Tonight I decided to give a try to KCacheGrind to try finding the cause of this slow startup. Unfortunately, I also hit KDE BUG #124406 so I cannot actually see the interesting call graph 🙁 But I can see the fsview to have a proportion of how the time is spent.

-This is- Here was a graph generated by kcachegrind (sorry for the dimensions, but it’s difficult to read it otherwise). The first big rectangle area, that is easily divided in two areas, is the proper xine_init() call. The middle area is the demuxer detection, while the are at the end is the actual decode job dome by FFmpeg (it’s an mp3 but not using mad).

It’s easy to see that most of the time is spent in do_lookup_x, that is a sub-function of dlopen(), it means that xine really spends a lot of time loading the plugins, in the binding stage (which means it really improved stuff when I’ve moved to use hidden visibility, because the amount of exported symbols decreased a lot, and that having a properly hidden FFmpeg will improve performance a lot again).

But there are more interesting and subtle facts to go along with this. Although xine_init actually loads all the plugins, they seem to be reloaded when they are successively tried for the demuxer, which is quite a waste of time. But not enough yet.

In the first big rectangle area you don’t just see the plugins load, but also the use of sscanf and string comparisons and other stuff. Looking down to what the code is doing there, you can see that is the loading and saving of the file ~/.xine/catalog.cache, that contains the data loaded from the plugins, probably created in theory to avoid loading all the plugins every time, and just loading them when needed (which means that demuxers will be always loaded to be tried, but this is fast because they usually don’t have much external libraries’ dependencies, and for the important plugins, the decoders, they would be loaded only when actually needed). But for what I can see, the plugins are always reloaded entirely, the cache file is loaded and then saved again, discarding its actual content or at least not caring too much about it.

So, what can I deduce from this graph? Well, at first, xine could really make use of the improvements in bindings performances, this means new hash tables and similar things that are going on in binutils and glibc, but there are improvements that can be applied inside xine-lib itself, although they do require a bit of work (and I might not be able to do them myself, especially because I’ll probably be signing for a job soon and the time I get out of that job will be spent taking care of my packages, following Gentoo so that I can fullfill my role as a councilour properly, and relaxing). One example could be changing the format of the plugins cache from plain text (that requires time to read and parse) to a binary cache thing like, that can easily parsed without using string comparisons (that are not cheap). After this is fixed, xine should be changed so to reload only the plugins that actually changed their mtime from the last time the cache was generated; this way all the extra load time is skipped (unless you update, rebuild, or develop xine-lib you’ll almost always hit the plugins cache, rather than miss).
Finally, the demuxer choice should happen without re-loading all of the plugins, but just the demuxer ones.
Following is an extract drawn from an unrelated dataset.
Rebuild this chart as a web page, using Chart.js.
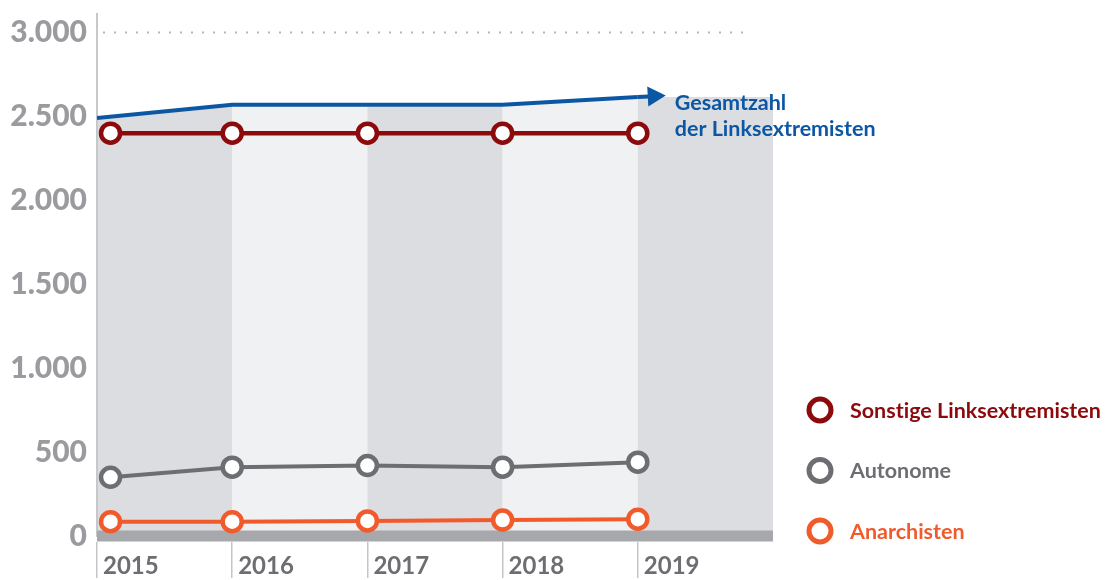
<!DOCTYPE html>
<html>
<head>
<meta charset="utf-8">
<script src="https://cdn.jsdelivr.net/npm/chart.js@4.4.0/dist/chart.umd.min.js"></script>
<style>
  html, body { margin: 0; padding: 0; background: #fff; }
  #wrap { width: 1115px; height: 580px; }
</style>
</head>
<body>
<div id="wrap"><canvas id="chart" width="1115" height="580"></canvas></div>
<script>
// ── Data ───────────────────────────────────────────────────────
const years       = [2015, 2016, 2017, 2018, 2019];
const gesamt      = [2490, 2570, 2570, 2570, 2615];
const sonstige    = [2400, 2400, 2400, 2400, 2400];
const autonome    = [350, 410, 420, 410, 440];
const anarchisten = [85, 85, 90, 95, 100];
const yTicks      = [0, 500, 1000, 1500, 2000, 2500, 3000];
const seriesNames = ['Sonstige Linksextremisten', 'Autonome', 'Anarchisten'];
const totalLabel  = ['Gesamtzahl', 'der Linksextremisten'];

// ── Style ──────────────────────────────────────────────────────
const BLUE   = '#0b57a4';
const RED    = '#8c0a0c';
const GREY   = '#6d6e71';
const ORANGE = '#f15a2b';
const BAND_DARK  = '#dcdde0';
const BAND_LIGHT = '#f0f1f3';
const FONT = 'Lato, "Open Sans", sans-serif';

const fmt = v => String(v).replace(/\B(?=(\d{3})+(?!\d))/g, '.');

// first marker sits a little inside the axis, as in the print version
const pts = vals => vals.map((v, i) => ({ x: i === 0 ? years[0] + 0.1 : years[i], y: v }));

const lineSet = (label, vals, color, width) => ({
  label,
  data: pts(vals),
  borderColor: color,
  borderWidth: width,
  pointRadius: 9.5,
  pointBorderWidth: 4.5,
  pointBackgroundColor: '#fff',
  pointBorderColor: color,
  tension: 0,
});

// ── Plugin: bands under the total line, baseline, dotted top line ──
const backdrop = {
  id: 'backdrop',
  beforeDraw(chart) {
    const { ctx, chartArea: a, scales: { x, y } } = chart;
    const y0 = y.getPixelForValue(0);
    const line = gesamt.map((v, i) => [x.getPixelForValue(years[i]), y.getPixelForValue(v)]);

    ctx.save();
    ctx.beginPath();
    ctx.moveTo(a.left, y0);
    line.forEach(([px, py]) => ctx.lineTo(px, py));
    ctx.lineTo(a.right, line[line.length - 1][1]);
    ctx.lineTo(a.right, y0);
    ctx.closePath();
    ctx.clip();
    years.forEach((yr, i) => {
      const l = x.getPixelForValue(yr);
      const r = x.getPixelForValue(yr + 1);
      ctx.fillStyle = i % 2 === 0 ? BAND_DARK : BAND_LIGHT;
      ctx.fillRect(l, a.top, r - l, y0 - a.top);
    });
    ctx.restore();

    // dotted line at the top tick
    const yTop = y.getPixelForValue(yTicks[yTicks.length - 1]);
    ctx.save();
    ctx.strokeStyle = '#b8b8bb';
    ctx.lineWidth = 2;
    ctx.setLineDash([2, 9]);
    ctx.beginPath();
    ctx.moveTo(a.left + 6, yTop);
    ctx.lineTo(a.right - 26, yTop);
    ctx.stroke();
    ctx.restore();
  },
  beforeDatasetsDraw(chart) {
    const { ctx, chartArea: a, scales: { y } } = chart;
    const y0 = y.getPixelForValue(0);
    ctx.save();
    ctx.fillStyle = '#a7a8ab';
    ctx.fillRect(a.left, y0 - 5.5, a.right - a.left, 11);
    ctx.restore();
  },
  afterDatasetsDraw(chart) {
    const { ctx, chartArea: a, scales: { x, y } } = chart;
    const n = years.length;
    const p1 = [x.getPixelForValue(years[n - 2]), y.getPixelForValue(gesamt[n - 2])];
    const p2 = [x.getPixelForValue(years[n - 1]), y.getPixelForValue(gesamt[n - 1])];
    const dx = p2[0] - p1[0], dy = p2[1] - p1[1];
    const len = Math.hypot(dx, dy);
    const ux = dx / len, uy = dy / len;
    const tip = [p2[0] + ux * 28, p2[1] + uy * 28];
    const base = [tip[0] - ux * 18, tip[1] - uy * 18];

    ctx.save();
    ctx.strokeStyle = BLUE;
    ctx.fillStyle = BLUE;
    ctx.lineWidth = 4;
    ctx.beginPath();
    ctx.moveTo(p2[0], p2[1]);
    ctx.lineTo(base[0] + ux, base[1] + uy);
    ctx.stroke();
    ctx.beginPath();
    ctx.moveTo(tip[0], tip[1]);
    ctx.lineTo(base[0] - uy * 10, base[1] + ux * 10);
    ctx.lineTo(base[0] + uy * 10, base[1] - ux * 10);
    ctx.closePath();
    ctx.fill();

    // label of the total line
    ctx.textRendering = 'optimizeSpeed';
    ctx.font = `bold 21.5px ${FONT}`;
    ctx.textAlign = 'left';
    ctx.textBaseline = 'middle';
    totalLabel.forEach((t, i) => ctx.fillText(t, tip[0] + 9, tip[1] + 8 + i * 26));

    // legend
    const colors = [RED, GREY, ORANGE];
    const yBase = y.getPixelForValue(0) - 5;
    seriesNames.forEach((name, i) => {
      const cy = yBase - (seriesNames.length - 1 - i) * 60.5;
      const cx = a.right + 47;
      ctx.beginPath();
      ctx.arc(cx, cy, 11, 0, Math.PI * 2);
      ctx.fillStyle = '#fff';
      ctx.fill();
      ctx.lineWidth = 5;
      ctx.strokeStyle = colors[i];
      ctx.stroke();
      ctx.fillStyle = colors[i];
      ctx.fillText(name, cx + 30, cy + 1);
    });
    ctx.restore();
  },
};

// ── Chart ──────────────────────────────────────────────────────
new Chart(document.getElementById('chart'), {
  type: 'line',
  data: {
    datasets: [
      {
        label: totalLabel.join(' '),
        data: gesamt.map((v, i) => ({ x: years[i], y: v })),
        borderColor: BLUE,
        borderWidth: 4,
        pointRadius: 0,
        tension: 0,
      },
      lineSet(seriesNames[0], sonstige, RED, 4.5),
      lineSet(seriesNames[1], autonome, GREY, 4),
      lineSet(seriesNames[2], anarchisten, ORANGE, 4),
    ],
  },
  options: {
    responsive: false,
    animation: false,
    layout: { padding: { top: 0, right: 342, left: 0, bottom: 0 } },
    plugins: { legend: { display: false }, tooltip: { enabled: false } },
    scales: {
      x: {
        type: 'linear',
        min: 2015,
        max: 2020,
        afterBuildTicks: s => { s.ticks = years.concat([2020]).map(v => ({ value: v })); },
        afterFit: s => { s.height = 44; s.paddingLeft = 0; s.paddingRight = 0; },
        grid: {
          drawOnChartArea: false,
          tickLength: 42,
          lineWidth: 1.5,
          color: c => (c.tick && c.tick.value === 2020) ? 'rgba(0,0,0,0)' : '#c4c5c8',
        },
        border: { display: true, width: 11, color: 'rgba(0,0,0,0)' },
        ticks: {
          align: 'start',
          labelOffset: 6,
          padding: -26,
          color: '#6d6e71',
          font: { family: FONT, size: 24, weight: 'bold' },
          callback: v => years.includes(v) ? String(v) : '',
        },
      },
      y: {
        min: 0,
        max: 3110,
        afterBuildTicks: s => { s.ticks = yTicks.map(v => ({ value: v })); },
        afterFit: s => { s.width = 97; s.paddingTop = 0; s.paddingBottom = 0; },
        grid: { display: false, drawTicks: false },
        border: { display: true, width: 2, color: '#c7c8ca' },
        ticks: {
          padding: 10,
          color: '#9b9b9f',
          font: { family: FONT, size: 30, weight: '900' },
          callback: v => fmt(v),
        },
      },
    },
  },
  plugins: [backdrop],
});
</script>
</body>
</html>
Please note that fixing the plugins cache hit/miss problem will not only improve startup times, but also the memory usage of xine itself, as you wouldn’t need, for instance, the postprocess plugins loaded when you don’t have video output enabled (if the cache is done in such a way that does not try to load audio/video/post plugins until they are actually requested).

The remaining problem now is implementing these changes. As I said, it’s unlikely that I’ll be doing them, because to do this I’d have to sacrifice my remaining free time, and I’d rather avoid it. If somebody else is able to work on this it would be pleasant, or in case you can always try to lure me into doing this 😉

P.S.: Brian I hope this time the image is clear, I know you love profiling 🙂